For now, this first generation of same-sex, middle-aged couples will help transform the opinions of Americans who still oppose gay marriage, not just by normalizing it for colleagues and neighbors, but for their nearest relations. “Remember: The majority of LGBT people are not out to their parents,” says Gary J Gates, a researcher specializing in gay demographics at UCLA Law’s Williams Institute. “What research shows is that the wedding itself starts the process of family acceptance. Because people understand what a wedding is.” (When he got married, he notes, it was his straight co-workers who threw him and his husband wedding showers.)

Perhaps more powerful, this generation of gay couples is modeling an affirmative approach to marriage — and assigning a respectful significance to it — that straight couples often do not. How often, after all, are longtime heterosexual couples forced to ask (let alone answer): If you had to renew the lease on your marriage in midlife, would you do it? Would you legally bind yourself to this same person all over again? By embracing an institution that straight people take for granted, they are, to use Bradbury’s word, making a “purposive” decision rather than falling into an arrangement by default.

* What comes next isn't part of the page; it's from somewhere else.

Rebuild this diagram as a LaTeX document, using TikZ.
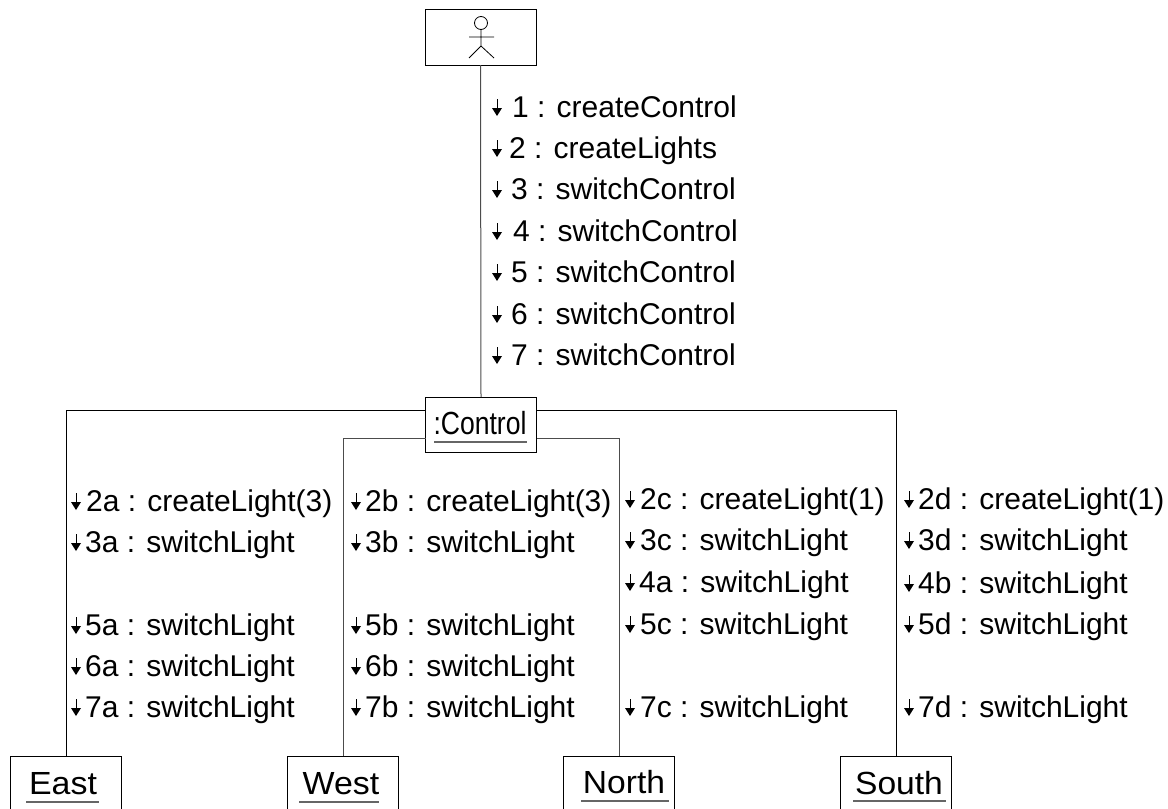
\documentclass[tikz,border=0pt]{standalone}
\usepackage{fontspec}
\usepackage{graphicx}
\setmainfont{Liberation Sans}
\newcommand{\msgfont}{\fontsize{30}{32}\selectfont}
\newcommand{\boxfont}{\fontsize{32}{34}\selectfont}
\newcommand{\msg}[4]{%
  \draw[line width=1pt,black] (#1,#2-8) -- (#1,#2+2);
  \fill[black] (#1-5,#2+1) -- (#1+5,#2+1) -- (#1,#2+9) -- cycle;
  \node[msgtext] at (#3,#2+10) {#4};
}
\begin{document}
\begin{tikzpicture}[x=1pt,y=-1pt,
  objbox/.style={draw=black,line width=1pt,fill=white,minimum width=111pt,inner sep=0pt,outer sep=0pt},
  link/.style={line width=1pt,black},
  linkgray/.style={line width=1pt,black!70},
  msgtext/.style={anchor=base west,inner sep=0pt,font=\msgfont},
  under/.style={line width=1.2pt,black!60},
  boxlabel/.style={anchor=base,inner sep=0pt,font=\boxfont},
  actorline/.style={line width=0.8pt,black}]
\useasboundingbox (0,0) rectangle (1168,809);
% boxes
\node[objbox,minimum height=56pt] (actor) at (480.5,37) {};
\node[objbox,minimum height=55pt] (control) at (481,424.5) {};
\node[objbox,minimum height=60pt] (east) at (66,786) {};
\node[objbox,minimum height=60pt] (west) at (343,786) {};
\node[objbox,minimum height=60pt] (north) at (619,786) {};
\node[objbox,minimum height=60pt] (south) at (896,786) {};
% connectors
\draw[linkgray] (actor.south) -- (control.north);
\draw[link] (control.west |- 0,410) -- (66,410) -- (east.north);
\draw[linkgray] (control.west |- 0,438) -- (343,438) -- (west.north);
\draw[link] (control.east |- 0,410) -- (896,410) -- (south.north);
\draw[linkgray] (control.east |- 0,438) -- (619,438) -- (north.north);
% actor
\draw[actorline] (481,23) circle (6.5);
\draw[actorline] (481,29.5) -- (481,46) (469,37) -- (494,37) (469,58) -- (481,46) -- (494,58);
% box labels
\node[boxlabel] (controllabel) at (480,434) {\scalebox{0.83}[1]{:Control}};
\draw[under] (434,442) -- (527,442);
\node[boxlabel] (eastlabel) at (63,794) {\scalebox{1.06}[1]{East}};
\draw[under] (26,802) -- (99,802);
\node[boxlabel] (westlabel) at (341,794) {\scalebox{1.06}[1]{West}};
\draw[under] (299,802) -- (379,802);
\node[boxlabel] (northlabel) at (624,793) {\scalebox{1.05}[1]{North}};
\draw[under] (581,801) -- (669,801);
\node[boxlabel] (southlabel) at (899,794) {\scalebox{1.05}[1]{South}};
\draw[under] (853,801) -- (946,801);
% centre column
\msg{497}{107}{512}{1 : createControl}
\msg{497}{148}{509}{2 : createLights}
\msg{497}{189}{511}{3 : switchControl}
\msg{497}{231}{513}{4 : switchControl}
\msg{497}{272}{511}{5 : switchControl}
\msg{497}{314}{511}{6 : switchControl}
\msg{497}{355}{511}{7 : switchControl}
% east
\msg{76}{501}{86}{2a : createLight(3)}
\msg{76}{542}{85}{3a : switchLight}
\msg{76}{625}{85}{5a : switchLight}
\msg{76}{666}{85}{6a : switchLight}
\msg{76}{707}{85}{7a : switchLight}
% west
\msg{356}{501}{365}{2b : createLight(3)}
\msg{356}{542}{365}{3b : switchLight}
\msg{356}{625}{365}{5b : switchLight}
\msg{356}{666}{365}{6b : switchLight}
\msg{356}{707}{365}{7b : switchLight}
% north
\msg{630}{499}{640}{2c : createLight(1)}
\msg{630}{540}{640}{3c : switchLight}
\msg{630}{582}{639}{4a : switchLight}
\msg{630}{624}{640}{5c : switchLight}
\msg{630}{707}{640}{7c : switchLight}
% south
\msg{909}{499}{918}{2d : createLight(1)}
\msg{909}{540}{918}{3d : switchLight}
\msg{909}{583}{918}{4b : switchLight}
\msg{909}{624}{918}{5d : switchLight}
\msg{909}{707}{918}{7d : switchLight}
\end{tikzpicture}
\end{document}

Whether same-sex marriages will prove as stable as different-sex marriages (or more so, or less so) remains to be seen. In Europe, the dissolution rates of gay unions are higher. But here, according to Badgett’s work, the opposite appears to be true, at least for now. This doesn’t surprise Cherlin. “We have a backlog of couples who’ve been together a long time,” he says. “I’m guessing they’ll be more stable.” This first wave of midlife gay marriages seems to be celebrating that stability; they’re about relationships that have already proven durable, rather than sending off untested, fresh-faced participants in a fingers-crossed bon voyage. What stood between these couples and the institution of marriage wasn’t a lack of desire. It was the parsimony of the law. “Half of all divorces occur within first seven to ten years,” Cherlin points out. “These couples are already at low risk.”